Fiona Ross, director of the National Library, said yesterday that plans to put the manuscripts online had been underway for some time. The National Library hadn’t intended to announce their plan for the online publication of the manuscripts until next June, but opted to move up the announcement after Rose’s publication of the materials.
Rose said in a statement that “there is a provision in law that the first person to publish previously unpublished material entering the public domain acquires economic rights equivalent to copyright for a period of 25 years.” Rose asserts that he is the first person to publish these materials after they became a product of the public domain, setting the stage for potential drama with the National Library of Ireland.
“To make the situation explicit,” added Rose, “I will make over to the Irish State such rights in the Joyce text in the Ulysses documents that I have acquired.”
Rose claims to have published the Joycean texts as this time in order to prevent other “less well-disposed” parties from doing so.
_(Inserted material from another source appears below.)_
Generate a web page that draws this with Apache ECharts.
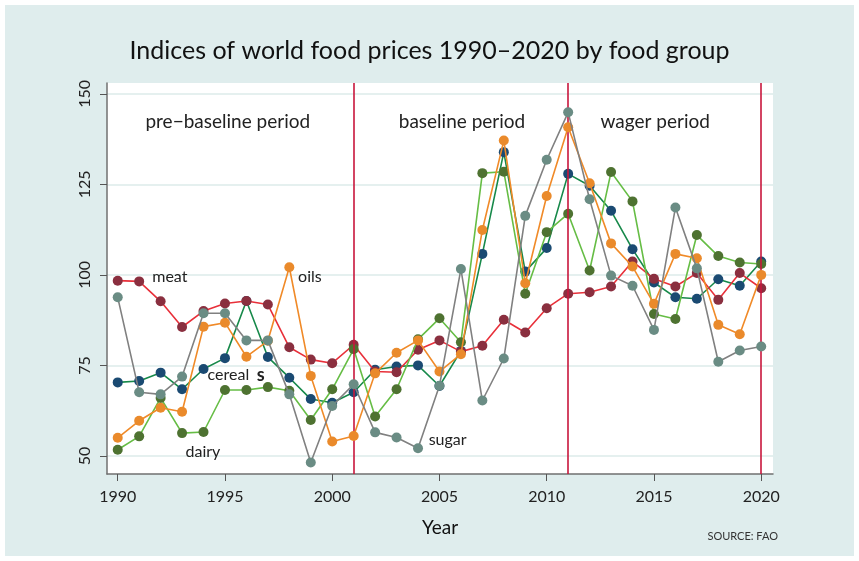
<!DOCTYPE html>
<html><head><meta charset="utf-8">
<script src="https://cdn.jsdelivr.net/npm/echarts@6/dist/echarts.min.js"></script>
<style>html,body{margin:0;padding:0;background:#fff}#c{width:859px;height:561px}</style>
</head><body><div id="c"></div>
<script>
const years = [1990,1991,1992,1993,1994,1995,1996,1997,1998,1999,2000,2001,2002,2003,2004,2005,2006,2007,2008,2009,2010,2011,2012,2013,2014,2015,2016,2017,2018,2019,2020];
const meat = [98.4,98.2,92.7,85.6,90.0,92.1,92.8,91.8,80.0,76.6,75.6,80.7,73.3,73.1,79.3,81.9,78.8,80.4,87.6,84.1,90.8,94.8,95.2,96.8,103.7,98.9,96.8,100.5,93.1,100.5,96.3];
const cereals = [70.3,70.7,73.0,68.4,74.0,77.0,92.8,77.3,71.6,65.7,64.7,67.6,73.8,74.7,75.0,69.3,79.0,105.8,133.9,100.9,107.4,127.9,124.6,117.7,107.1,97.9,93.8,93.4,98.8,97.0,103.7];
const dairy = [51.7,55.4,66.0,56.3,56.6,68.2,68.2,69.0,68.0,59.9,68.4,79.5,60.9,68.4,82.2,88.0,81.4,128.1,128.5,94.8,111.8,116.9,101.2,128.4,120.3,89.2,87.8,111.0,105.2,103.4,103.0];
const oils = [55.0,59.7,63.3,62.2,85.7,86.8,77.4,81.8,102.1,72.1,54.0,55.5,72.8,78.5,81.9,73.3,78.1,112.4,137.1,97.7,121.8,140.8,125.3,108.7,102.3,92.0,105.8,104.6,86.2,83.6,100.0];
const sugar = [93.8,67.6,67.0,71.9,89.4,89.4,81.9,81.9,67.0,48.2,63.8,69.8,56.5,55.1,52.1,69.4,101.6,65.3,76.9,116.3,131.8,144.9,120.9,99.8,97.0,84.8,118.6,101.8,76.0,79.1,80.2];
const xTicks = [1990,1995,2000,2005,2010,2015,2020];
const yTicks = [50,75,100,125,150];
const periodBreaks = [2001,2011,2020];
const periodLabels = [["pre\u2212baseline period",1995.13,142.3],["baseline period",2006.05,142.3],["wager period",2015.06,142.3]];
const seriesLabels = [["meat",1992.43,99.45],["oils",1998.96,99.45],["dairy",1993.97,51.1],["sugar",2005.38,54.4]];

const FONT = 'Lato, "Noto Sans", sans-serif';
const chart = echarts.init(document.getElementById('c'), null, {renderer:'canvas'});
function mk(name, vals, lineColor, dotColor, z){
  return {name, type:'line', data: years.map((y,i)=>[y, vals[i]]), symbol:'circle', symbolSize:10, showSymbol:true,
    lineStyle:{color:lineColor, width:1.6}, itemStyle:{color:dotColor, borderWidth:0}, z:z, emphasis:{disabled:true}, silent:true};
}
const series = [
  mk('cereals', cereals, '#17894a', '#1a4a72', 2),
  mk('meat', meat, '#e8303a', '#8a2f3f', 3),
  mk('dairy', dairy, '#66bd45', '#4e7231', 4),
  mk('oils', oils, '#f08a28', '#ea8a2b', 5),
  mk('sugar', sugar, '#808080', '#6a8c84', 6)
];
series[0].markLine = {silent:true, symbol:'none', label:{show:false}, lineStyle:{color:'#c8163c', width:1.6, type:'solid'},
  data: periodBreaks.map(v=>({xAxis:v}))};
chart.setOption({
  animation:false,
  backgroundColor:'#ffffff',
  title:{text:'Indices of world food prices 1990\u20132020 by food group', left:'center', top:33,
    textStyle:{fontFamily:FONT, fontSize:25, fontWeight:'normal', color:'#111'}},
  grid:{left:107, right:86, top:83, bottom:87, show:true, backgroundColor:'#ffffff', borderWidth:0},
  xAxis:{type:'value', min:1989.5, max:2020.55, name:'Year', nameLocation:'middle', nameGap:44,
    nameTextStyle:{fontFamily:FONT, fontSize:19, color:'#111', fontWeight:'normal'},
    axisLine:{show:true, lineStyle:{color:'#707070', width:1.5}},
    axisTick:{show:true, length:7, customValues:xTicks, lineStyle:{color:'#555'}},
    axisLabel:{customValues:xTicks, formatter:v=>String(v), fontFamily:FONT, fontSize:16, color:'#222', margin:15},
    splitLine:{show:false}},
  yAxis:{type:'value', min:45, max:153,
    axisLine:{show:true, lineStyle:{color:'#707070', width:1.5}},
    axisTick:{show:true, length:7, customValues:yTicks, lineStyle:{color:'#555'}},
    axisLabel:{customValues:yTicks, fontFamily:FONT, fontSize:16, color:'#222', rotate:90, margin:14},
    splitLine:{show:true, lineStyle:{color:'#dcebea', width:1.5}}},
  series
});
const g = [{type:'rect', z:-10, shape:{x:5,y:5,width:849,height:551}, style:{fill:'#dfeded'}, silent:true}];
function px(x,y){return chart.convertToPixel({gridIndex:0},[x,y]);}
periodLabels.forEach(([t,x,y])=>{const p=px(x,y); g.push({type:'text', z:50, x:p[0], y:p[1], style:{text:t, fontFamily:FONT, fontSize:19, fill:'#222', align:'center', verticalAlign:'middle'}});});
seriesLabels.forEach(([t,x,y])=>{const p=px(x,y); g.push({type:'text', z:50, x:p[0], y:p[1], style:{text:t, fontFamily:FONT, fontSize:16, fill:'#222', align:'center', verticalAlign:'middle'}});});
{const p=px(1995.16,72.4); g.push({type:'text', z:50, x:p[0], y:p[1], style:{text:'cereal', fontFamily:FONT, fontSize:16, fill:'#222', align:'center', verticalAlign:'middle'}});
 const q=px(1996.67,72.4); g.push({type:'text', z:50, x:q[0], y:q[1], style:{text:'s', fontFamily:FONT, fontSize:18, fontWeight:'bold', fill:'#222', align:'center', verticalAlign:'middle'}});}
g.push({type:'text', z:50, right:81, top:531, style:{text:'SOURCE: FAO', fontFamily:FONT, fontSize:11, fill:'#333'}});
chart.setOption({graphic:g});
</script></body></html>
If Rose’s claim to be the copyright holder is upheld, the National Library and Joyce scholars would have to seek Rose’s permission to publish “any substantial portion of these manuscripts.” Rose could also potentially acquire a substantial fee from those wishing to use the materials, such as the National Library.
Rose does not support the free online publication of the Joyce manuscripts saying the plan is “unwise” and “precipitate in the extreme.” He added that it was strange that a body which had been so extremely careful about these documents for so long had suddenly become so careless.
The director of the National Library, Fiona Ross, said that a committee initiated by the Department of Enterprise, Jobs and Innovation was being held to review the issue of copyright in Ireland. The review committee is not a result of the matter between the Library and Davis Rose.
Ross added that the National Library’s duty is to “lawfully to make available to the public the material in its care”, and that publishing the Joyce manuscripts online adheres to that objective. She added that the Library “looks forward to working through the issues associated with the legality of providing access to its materials.”
The National Library of Ireland acquired the manuscripts in question back in 2002 for a staggering €12.6 million. Copyright to the Joyce estate had vanquished under law by then as it had exceeded 70 years since the death of James Joyce.
Davis Rose is believed to be publishing the Joyce manuscripts through a previously unknown publishing firm called House of Breathings based in Michigan. It is believed Rose opted to publish in the US since legislation in America indicates more clearly that the works of James Joyce are a matter of public domain.
The National Library of Ireland’s holdings of The Joyce Papers is available online.